**DATA TO PROCESS:**
--------------------------------
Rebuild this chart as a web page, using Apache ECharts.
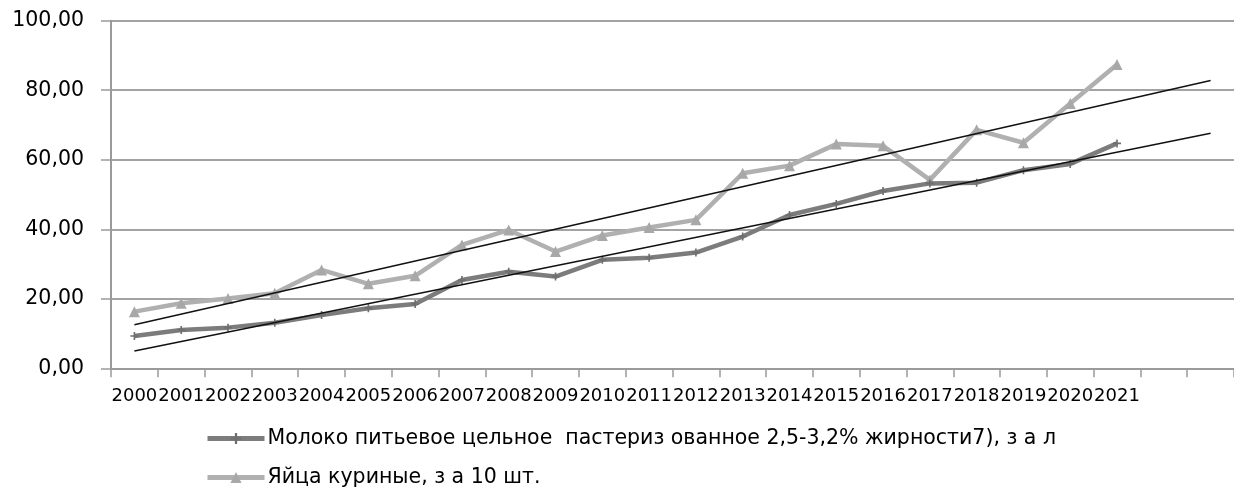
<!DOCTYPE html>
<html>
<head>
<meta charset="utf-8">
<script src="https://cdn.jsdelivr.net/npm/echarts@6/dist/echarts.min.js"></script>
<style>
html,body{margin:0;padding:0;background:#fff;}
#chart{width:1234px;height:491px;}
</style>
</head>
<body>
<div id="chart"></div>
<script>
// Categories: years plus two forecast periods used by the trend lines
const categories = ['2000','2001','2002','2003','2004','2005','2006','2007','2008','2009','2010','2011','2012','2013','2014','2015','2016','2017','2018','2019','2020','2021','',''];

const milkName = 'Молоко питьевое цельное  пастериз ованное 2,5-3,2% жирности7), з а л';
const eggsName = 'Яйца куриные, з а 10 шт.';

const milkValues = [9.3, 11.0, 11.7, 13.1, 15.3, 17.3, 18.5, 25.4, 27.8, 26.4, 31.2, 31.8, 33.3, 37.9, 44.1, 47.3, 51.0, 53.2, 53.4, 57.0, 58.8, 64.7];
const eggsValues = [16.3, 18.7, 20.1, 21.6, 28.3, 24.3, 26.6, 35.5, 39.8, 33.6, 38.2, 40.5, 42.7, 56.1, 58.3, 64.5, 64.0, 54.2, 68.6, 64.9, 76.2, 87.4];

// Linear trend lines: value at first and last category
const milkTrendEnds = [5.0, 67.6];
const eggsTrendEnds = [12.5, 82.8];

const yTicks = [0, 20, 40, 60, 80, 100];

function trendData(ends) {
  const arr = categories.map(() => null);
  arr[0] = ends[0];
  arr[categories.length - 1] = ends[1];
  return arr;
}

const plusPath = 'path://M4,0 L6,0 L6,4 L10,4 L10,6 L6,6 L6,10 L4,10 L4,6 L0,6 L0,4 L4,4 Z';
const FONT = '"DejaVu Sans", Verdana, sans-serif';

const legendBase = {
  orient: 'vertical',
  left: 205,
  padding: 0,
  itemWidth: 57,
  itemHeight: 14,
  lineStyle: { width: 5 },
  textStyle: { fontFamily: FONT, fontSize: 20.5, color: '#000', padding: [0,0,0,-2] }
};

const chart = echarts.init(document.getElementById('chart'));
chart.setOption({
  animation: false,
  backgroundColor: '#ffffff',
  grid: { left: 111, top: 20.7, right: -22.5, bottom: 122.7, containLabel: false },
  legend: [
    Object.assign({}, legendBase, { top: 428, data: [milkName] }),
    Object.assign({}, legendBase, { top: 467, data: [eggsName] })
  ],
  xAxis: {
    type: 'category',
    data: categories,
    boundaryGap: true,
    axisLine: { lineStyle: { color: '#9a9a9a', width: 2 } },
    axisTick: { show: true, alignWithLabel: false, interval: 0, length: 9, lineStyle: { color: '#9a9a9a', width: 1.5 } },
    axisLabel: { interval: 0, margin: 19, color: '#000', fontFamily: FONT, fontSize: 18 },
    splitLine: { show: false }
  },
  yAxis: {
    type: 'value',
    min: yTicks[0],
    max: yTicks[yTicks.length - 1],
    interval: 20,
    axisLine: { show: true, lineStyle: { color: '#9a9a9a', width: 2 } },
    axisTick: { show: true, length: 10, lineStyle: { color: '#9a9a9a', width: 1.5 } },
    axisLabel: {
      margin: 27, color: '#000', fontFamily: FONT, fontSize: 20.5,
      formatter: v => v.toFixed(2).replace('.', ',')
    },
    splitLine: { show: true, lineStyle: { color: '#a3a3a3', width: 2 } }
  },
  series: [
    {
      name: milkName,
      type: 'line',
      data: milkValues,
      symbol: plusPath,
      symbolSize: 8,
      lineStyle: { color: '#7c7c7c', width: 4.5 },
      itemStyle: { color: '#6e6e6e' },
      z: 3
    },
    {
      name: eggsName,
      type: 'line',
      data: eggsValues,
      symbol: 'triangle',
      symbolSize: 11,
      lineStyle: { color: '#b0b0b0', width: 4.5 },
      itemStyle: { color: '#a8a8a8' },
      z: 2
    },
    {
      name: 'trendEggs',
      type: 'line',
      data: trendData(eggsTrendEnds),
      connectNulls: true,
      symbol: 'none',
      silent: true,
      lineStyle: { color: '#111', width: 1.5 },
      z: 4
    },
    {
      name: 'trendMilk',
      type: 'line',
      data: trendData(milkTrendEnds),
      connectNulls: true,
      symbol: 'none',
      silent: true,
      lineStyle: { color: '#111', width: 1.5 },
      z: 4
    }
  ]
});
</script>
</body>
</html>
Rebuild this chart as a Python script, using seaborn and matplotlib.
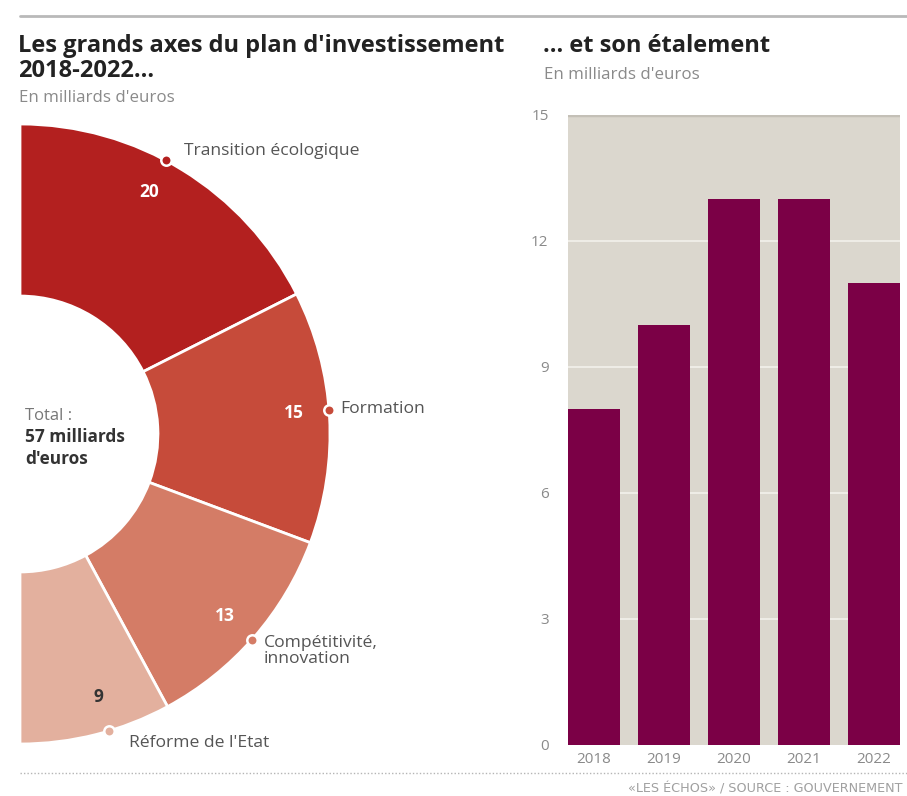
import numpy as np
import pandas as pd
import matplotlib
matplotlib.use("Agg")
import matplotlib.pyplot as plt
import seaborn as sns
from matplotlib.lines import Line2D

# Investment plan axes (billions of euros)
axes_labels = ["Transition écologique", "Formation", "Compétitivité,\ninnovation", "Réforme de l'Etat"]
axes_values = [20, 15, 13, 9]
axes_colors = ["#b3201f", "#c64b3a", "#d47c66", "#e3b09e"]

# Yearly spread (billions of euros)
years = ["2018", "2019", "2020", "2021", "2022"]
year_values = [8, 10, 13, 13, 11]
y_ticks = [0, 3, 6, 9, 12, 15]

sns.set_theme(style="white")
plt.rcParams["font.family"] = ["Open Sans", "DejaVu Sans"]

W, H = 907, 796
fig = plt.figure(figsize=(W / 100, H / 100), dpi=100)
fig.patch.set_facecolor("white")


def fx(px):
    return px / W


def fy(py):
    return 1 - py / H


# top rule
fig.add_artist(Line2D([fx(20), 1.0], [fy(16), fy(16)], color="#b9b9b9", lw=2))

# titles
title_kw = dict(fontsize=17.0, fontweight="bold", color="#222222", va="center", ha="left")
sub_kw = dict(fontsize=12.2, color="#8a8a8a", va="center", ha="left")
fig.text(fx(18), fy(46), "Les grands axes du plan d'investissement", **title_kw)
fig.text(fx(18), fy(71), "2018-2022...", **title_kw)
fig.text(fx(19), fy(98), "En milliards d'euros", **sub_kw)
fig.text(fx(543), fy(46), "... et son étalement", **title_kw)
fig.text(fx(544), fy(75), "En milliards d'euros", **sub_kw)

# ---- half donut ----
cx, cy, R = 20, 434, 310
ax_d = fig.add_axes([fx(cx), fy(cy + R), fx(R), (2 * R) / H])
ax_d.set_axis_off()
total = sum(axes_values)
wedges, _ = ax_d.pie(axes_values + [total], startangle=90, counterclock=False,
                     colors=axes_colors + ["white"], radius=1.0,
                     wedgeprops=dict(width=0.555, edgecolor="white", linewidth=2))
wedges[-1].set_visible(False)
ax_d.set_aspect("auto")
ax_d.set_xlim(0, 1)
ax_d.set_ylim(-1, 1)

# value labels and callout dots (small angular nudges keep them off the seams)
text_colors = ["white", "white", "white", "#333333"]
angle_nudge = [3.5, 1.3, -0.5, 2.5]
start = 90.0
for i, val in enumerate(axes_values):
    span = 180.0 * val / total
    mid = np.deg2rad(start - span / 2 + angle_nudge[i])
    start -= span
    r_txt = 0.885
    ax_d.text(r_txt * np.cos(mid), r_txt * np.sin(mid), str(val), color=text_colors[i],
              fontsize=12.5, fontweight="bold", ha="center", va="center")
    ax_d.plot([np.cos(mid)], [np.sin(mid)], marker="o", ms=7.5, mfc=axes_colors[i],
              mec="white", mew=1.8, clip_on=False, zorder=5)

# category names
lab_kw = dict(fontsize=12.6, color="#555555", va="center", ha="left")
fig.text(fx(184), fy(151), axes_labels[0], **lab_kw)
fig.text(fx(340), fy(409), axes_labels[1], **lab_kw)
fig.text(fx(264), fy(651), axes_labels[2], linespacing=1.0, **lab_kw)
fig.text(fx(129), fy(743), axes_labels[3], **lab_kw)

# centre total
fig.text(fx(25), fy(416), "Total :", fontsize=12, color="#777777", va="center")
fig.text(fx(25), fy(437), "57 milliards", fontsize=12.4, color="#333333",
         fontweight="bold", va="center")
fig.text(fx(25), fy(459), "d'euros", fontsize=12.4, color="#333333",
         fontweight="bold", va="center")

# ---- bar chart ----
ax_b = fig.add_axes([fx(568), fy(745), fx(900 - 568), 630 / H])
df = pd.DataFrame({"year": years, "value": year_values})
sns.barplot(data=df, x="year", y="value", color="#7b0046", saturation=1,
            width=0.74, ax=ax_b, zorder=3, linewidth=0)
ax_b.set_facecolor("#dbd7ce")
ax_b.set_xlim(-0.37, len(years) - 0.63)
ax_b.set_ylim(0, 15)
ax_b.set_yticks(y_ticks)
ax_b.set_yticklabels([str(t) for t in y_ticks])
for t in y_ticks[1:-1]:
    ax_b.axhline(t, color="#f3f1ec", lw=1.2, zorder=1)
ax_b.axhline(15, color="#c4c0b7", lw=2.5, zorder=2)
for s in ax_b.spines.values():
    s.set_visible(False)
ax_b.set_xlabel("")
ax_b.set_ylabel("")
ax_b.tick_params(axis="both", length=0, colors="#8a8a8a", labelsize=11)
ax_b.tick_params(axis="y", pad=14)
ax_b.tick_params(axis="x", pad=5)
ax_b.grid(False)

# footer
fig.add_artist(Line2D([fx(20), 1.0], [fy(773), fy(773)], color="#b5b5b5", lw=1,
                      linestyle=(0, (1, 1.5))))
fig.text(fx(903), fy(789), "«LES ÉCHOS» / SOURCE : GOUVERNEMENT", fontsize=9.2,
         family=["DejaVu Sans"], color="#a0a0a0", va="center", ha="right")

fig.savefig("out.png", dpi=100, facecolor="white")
--------------------------------
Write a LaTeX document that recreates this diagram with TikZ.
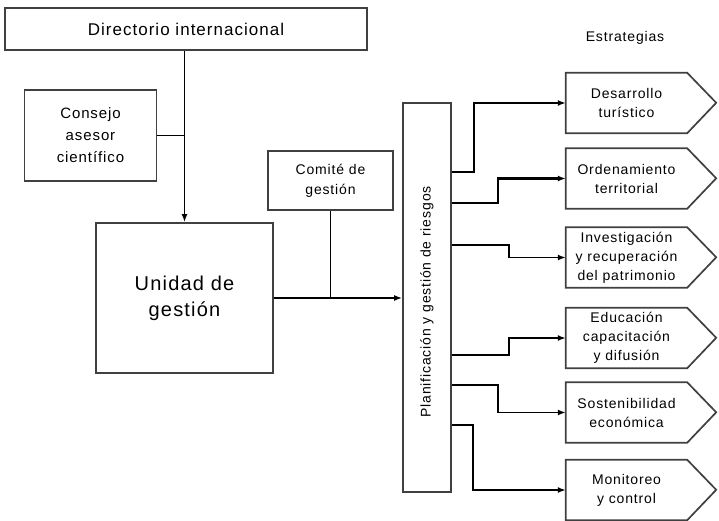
--------------------------------
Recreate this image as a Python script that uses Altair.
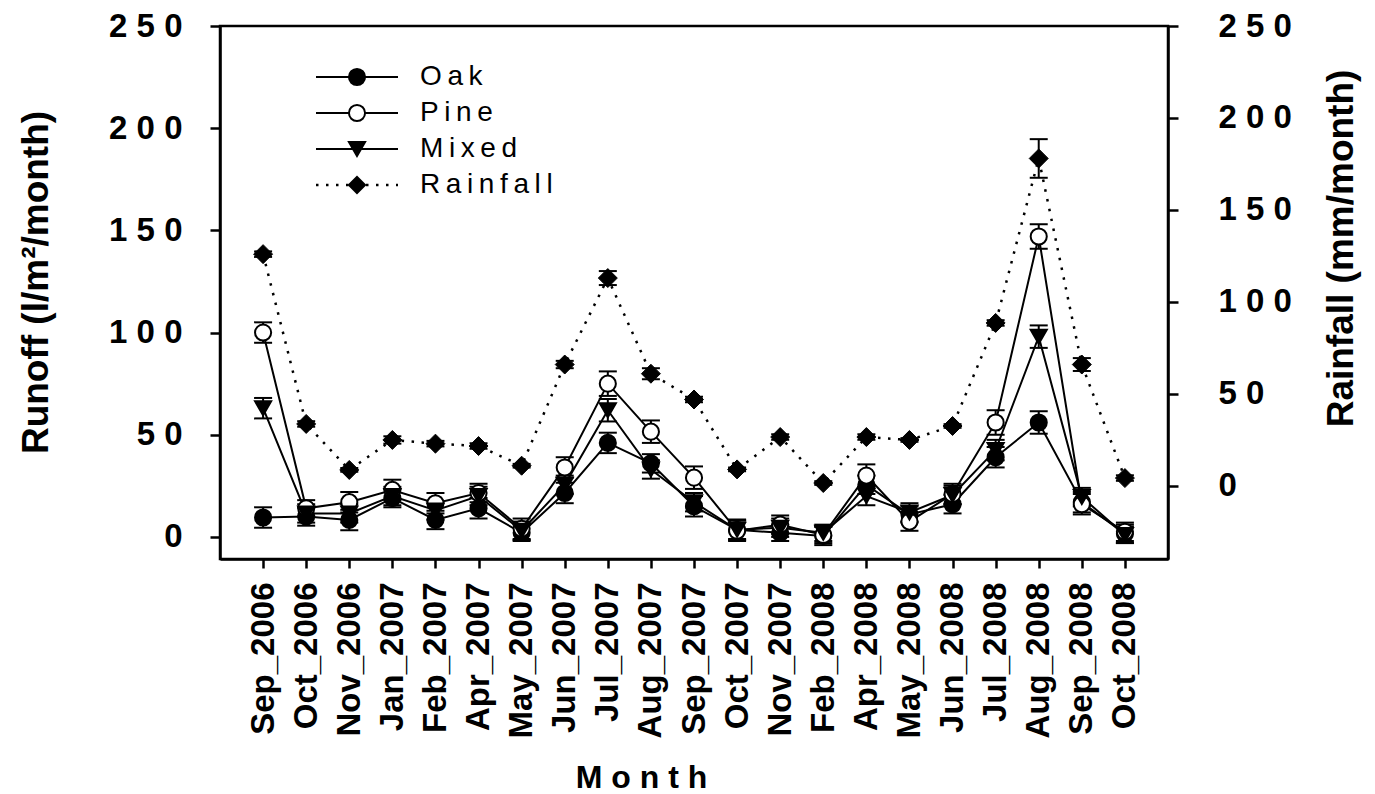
--------------------------------
Reproduce nothing but the lines from the one with "Rebuild this chart as a Python" to the one with "return px / W", both lines included, and keep every picture out of the copy.

Rebuild this chart as a Python script, using seaborn and matplotlib.
import numpy as np
import pandas as pd
import matplotlib
matplotlib.use("Agg")
import matplotlib.pyplot as plt
import seaborn as sns
from matplotlib.lines import Line2D

# Investment plan axes (billions of euros)
axes_labels = ["Transition écologique", "Formation", "Compétitivité,\ninnovation", "Réforme de l'Etat"]
axes_values = [20, 15, 13, 9]
axes_colors = ["#b3201f", "#c64b3a", "#d47c66", "#e3b09e"]

# Yearly spread (billions of euros)
years = ["2018", "2019", "2020", "2021", "2022"]
year_values = [8, 10, 13, 13, 11]
y_ticks = [0, 3, 6, 9, 12, 15]

sns.set_theme(style="white")
plt.rcParams["font.family"] = ["Open Sans", "DejaVu Sans"]

W, H = 907, 796
fig = plt.figure(figsize=(W / 100, H / 100), dpi=100)
fig.patch.set_facecolor("white")


def fx(px):
    return px / W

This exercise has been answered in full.